Território marcado
Não é de hoje que o controle de determinadas áreas tem provocado a exclusão às avessas: pessoas em situação de risco são obrigadas a mudar de residência ante a pressão dos “donos do pedaço”, que impõem suas leis de dominação, marcando territórios e decidindo quem fica e quem tem que sair. O caso mais recente envolve uma adolescente de 14 anos, que, de acordo com o boletim de ocorrência, foi mantida em cárcere privado e estuprada. Os autores teriam avisado que ela não pertencia ao local e estava apenas pagando pelo abuso de transitar na região.

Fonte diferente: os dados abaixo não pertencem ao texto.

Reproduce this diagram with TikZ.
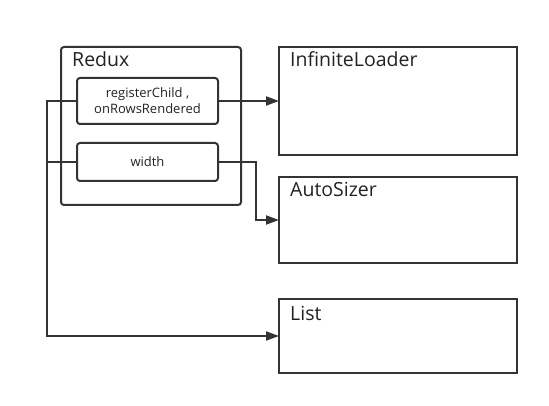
\documentclass[tikz,border=0pt]{standalone}
\usepackage{fontspec}
\setmainfont{Open Sans}
\usetikzlibrary{arrows.meta}
\definecolor{ink}{HTML}{333333}
\definecolor{txt}{HTML}{222222}
\begin{document}
\begin{tikzpicture}[x=1pt,y=-1pt,
  box/.style={draw=ink, line width=2pt, inner sep=0pt, outer sep=0pt},
  rbox/.style={box, rounded corners=3pt},
  title/.style={anchor=base west, font=\fontsize{19.5}{22}\selectfont, text=txt, inner sep=0pt},
  small/.style={font=\fontsize{13}{16}\selectfont, text=txt, align=center},
  arr/.style={draw=ink, line width=2pt, -{Triangle[length=13pt,width=9pt]}},
  wire/.style={draw=ink, line width=2pt}]
\useasboundingbox (0,0) rectangle (549,406);
% containers
\node[rbox, minimum width=180pt, minimum height=158pt] (redux) at (151,126) {};
\node[title] (treux) at (72,67) {Redux};
\node[rbox, small, minimum width=141pt, minimum height=46pt] (rc) at (147.5,101) {registerChild ,\\onRowsRendered};
\node[rbox, small, minimum width=141pt, minimum height=38pt] (wd) at (147.5,162) {width};
% targets
\node[box, minimum width=238pt, minimum height=108pt] (il) at (398,101) {};
\node[title] (til) at (290,67) {InfiniteLoader};
\node[box, minimum width=238pt, minimum height=86pt] (as) at (398,220) {};
\node[title] (tas) at (290,197) {AutoSizer};
\node[box, minimum width=238pt, minimum height=74pt] (ls) at (398,336) {};
\node[title] (tls) at (290,320) {List};
% bend points
\coordinate (b1) at (256,162);
\coordinate (c1) at (47,101);
\coordinate (c2) at (47,162);
% connectors
\draw[arr] (rc.east) -- (il.west);
\draw[arr] (wd.east) -- (b1) |- (as.west);
\draw[arr] (rc.west) -- (c1) |- (ls.west);
\draw[wire] (wd.west) -- (c2);
\end{tikzpicture}
\end{document}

A mãe, em entrevista à Tribuna, já disse que não fica nem mais um dia no Bairro Cidade Nova por conta das ameaças.
As autoridades lembram que há programas para integrar as comunidades, hoje apartadas por tais personagens que não permitem essa aproximação, punindo, como foi o caso, quem mora no bairro rival ao Jardim Gaúcho, na Zona Sul, mas admitem que o problema tem raízes mais profundas. E é fato. O pertencimento tornou-se matriz de uma série de questões que extrapolam os livros acadêmicos e se explicitam nas ruas. Muitos confundem pertencer com ser dono e, por isso, agem de tal forma, contrariando os limites impostos pela lei. Tais personagens criam seus guetos, dando-lhes uma identidade própria, que acaba tornando-se peça para a prática de atos insanos, em vez de promover questões ligadas à cultura e à promoção desses mesmos bairros.
Os tempos estranhos, que são o ponto central dessa pós-modernidade, têm sido desafiadores não só para os analistas mas para o próprio sistema, que não consegue reverter a situação. As redes sociais, pelas quais transita essa discussão, são as mesmas utilizadas para disseminação de falsos conceitos, capazes de provocar equívocos, como o de rejeitar o vizinho, como a jovem, impondo-lhe castigos de consequências graves.
A educação tem sido a ferramenta central para mudar esse cenário, mas as instâncias de poder precisam agir na busca de outros elementos. E aí reside outro problema: elas também estão em xeque, pois os episódios identificados pelas operações da Polícia Federal e pelo Ministério Público apontam para um caos sistêmico, no qual nem sempre é possível dissociar o mocinho do bandido. E, numa situação como essa, que exemplo essas instâncias podem dar ao andar de baixo?